What type of tubing is best suited for dispensing alcohol?

The best tubing for dispensing alcohol is typically made of materials like silicone or PTFE (Teflon). These materials are chemically resistant to alcohol and won’t leach harmful substances into the dispensed liquids. Silicone tubing is flexible and readily available, making it a popular choice.

However, PTFE tubing offers even greater chemical resistance and is less prone to absorbing odors or flavors, making it suitable for high-end applications or when dispensing a variety of different alcohols. Regardless of the material, ensure the tubing is food-grade to maintain hygiene and prevent contamination.

How do I calibrate the peristaltic pump to dispense specific amounts of alcohol?

Calibration involves determining the relationship between the pump’s operating time (or speed) and the volume of alcohol dispensed. Start by measuring the volume dispensed for a known duration at a specific voltage. Repeat this measurement multiple times to obtain an average value.
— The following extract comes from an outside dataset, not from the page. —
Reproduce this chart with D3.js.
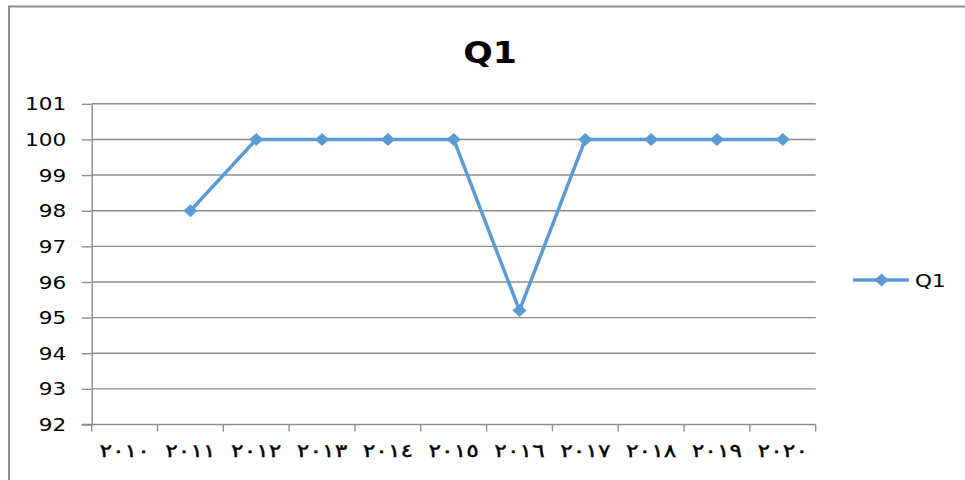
<!DOCTYPE html>
<html>
<head>
<meta charset="utf-8">
<script src="https://cdn.jsdelivr.net/npm/d3@7"></script>
<style>
  html, body { margin: 0; padding: 0; background: #fff; }
  svg { display: block; }
  text { font-family: "DejaVu Sans", Verdana, sans-serif; fill: #000; }
</style>
</head>
<body>
<svg id="chart" width="965" height="480"></svg>
<script>
// ---- data ----
const categories = ["٢٠١٠","٢٠١١","٢٠١٢","٢٠١٣","٢٠١٤","٢٠١٥","٢٠١٦","٢٠١٧","٢٠١٨","٢٠١٩","٢٠٢٠"];
const seriesName = "Q1";
const q1Values = [null, 98, 100, 100, 100, 100, 95.2, 100, 100, 100, 100];
const yTicks = [92, 93, 94, 95, 96, 97, 98, 99, 100, 101];
const chartTitle = "Q1";

// ---- layout ----
const svg = d3.select("#chart");
const plot = { left: 91.7, right: 815.7, top: 103.8, bottom: 424.5 };
const stretch = 1.27;
const gridColor = "#8c8c8c";
const lineColor = "#5b9bd5";

// chart border (left & top visible)
svg.append("path")
  .attr("d", "M9,480 L9,6.5 L965,6.5")
  .attr("fill", "none").attr("stroke", "#8e8e8e").attr("stroke-width", 2);

const x = d3.scaleBand().domain(categories).range([plot.left, plot.right]).padding(0);
const y = d3.scaleLinear().domain([92, 101]).range([plot.bottom, plot.top]);

// gridlines
svg.append("g").selectAll("line").data(yTicks.filter(d => d !== 92)).join("line")
  .attr("x1", plot.left).attr("x2", plot.right)
  .attr("y1", d => y(d)).attr("y2", d => y(d))
  .attr("stroke", gridColor).attr("stroke-width", 1.4);

// y axis
const yAxis = svg.append("g").attr("transform", `translate(${plot.left},0)`)
  .call(d3.axisLeft(y).tickValues(yTicks).tickSize(10).tickSizeOuter(0).tickFormat(d3.format("d")));
yAxis.select(".domain").attr("stroke", gridColor).attr("stroke-width", 1.4);
yAxis.selectAll(".tick line").attr("stroke", gridColor).attr("stroke-width", 1.4);
yAxis.selectAll(".tick text")
  .attr("x", 0).attr("dy", "0.36em")
  .attr("transform", `translate(-25.5,0) scale(${stretch},1)`)
  .style("font-size", "17px").style("font-family", "'DejaVu Sans', sans-serif").attr("fill", "#000");

// x axis: ticks at category boundaries
const boundaries = categories.map(c => x(c)).concat([plot.right]);
const xAxisG = svg.append("g");
xAxisG.append("line")
  .attr("x1", plot.left - 10).attr("x2", plot.right)
  .attr("y1", plot.bottom).attr("y2", plot.bottom)
  .attr("stroke", gridColor).attr("stroke-width", 1.4);
xAxisG.selectAll("line.tk").data(boundaries).join("line").attr("class", "tk")
  .attr("x1", d => d).attr("x2", d => d)
  .attr("y1", plot.bottom).attr("y2", plot.bottom + 7)
  .attr("stroke", gridColor).attr("stroke-width", 1.4);
xAxisG.selectAll("text").data(categories).join("text")
  .attr("transform", d => `translate(${x(d) + x.bandwidth() / 2},457) scale(${stretch},1)`)
  .attr("text-anchor", "middle")
  .attr("direction", "ltr")
  .style("font-size", "18.5px")
  .attr("stroke", "#000").attr("stroke-width", 0.4)
  .text(d => d);

// line series
const pts = categories.map((c, i) => ({ c, v: q1Values[i] })).filter(d => d.v !== null);
const line = d3.line().x(d => x(d.c) + x.bandwidth() / 2).y(d => y(d.v));
svg.append("path").datum(pts)
  .attr("d", line)
  .attr("fill", "none").attr("stroke", lineColor).attr("stroke-width", 3.5)
  .attr("stroke-linejoin", "round");

const diamond = (cx, cy) => `M${cx},${cy - 6.5} L${cx + 7},${cy} L${cx},${cy + 6.5} L${cx - 7},${cy} Z`;
svg.append("g").selectAll("path").data(pts).join("path")
  .attr("d", d => diamond(x(d.c) + x.bandwidth() / 2, y(d.v)))
  .attr("fill", lineColor);

// title
svg.append("text")
  .attr("transform", `translate(490,63) scale(1.12,1)`)
  .attr("text-anchor", "middle")
  .style("font-size", "31px").style("font-weight", "bold")
  .text(chartTitle);

// legend
const lg = svg.append("g");
lg.append("line").attr("x1", 853).attr("x2", 909).attr("y1", 280).attr("y2", 280)
  .attr("stroke", lineColor).attr("stroke-width", 3.5);
lg.append("path").attr("d", diamond(881.5, 280)).attr("fill", lineColor);
lg.append("text")
  .attr("transform", `translate(915,286.5) scale(${stretch},1)`)
  .style("font-size", "17px")
  .text(seriesName);
</script>
</body>
</html>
Next, vary the duration and voltage, collecting data for several different combinations. Create a calibration table or a mathematical formula that represents this relationship. This formula will be used by the microcontroller to determine the correct pump operation parameters for dispensing a desired volume of alcohol. It is vital to regularly verify and adjust the calibration as the pump’s performance may change over time.

How do I prevent leaks in my automatic alcohol dispenser?

Leak prevention starts with selecting high-quality components, especially the tubing and connectors. Ensure the tubing is securely connected to the pump and dispensing nozzle using appropriate fittings or clamps. Avoid overtightening, which can damage the tubing or fittings.

Regularly inspect all connections for signs of leaks or wear. Use sealant tape (PTFE tape) on threaded connections to create a watertight seal. Choose an enclosure that is designed to contain spills and has a drainage system, if necessary. Implement leak detection sensors that will alert you to any potential issues.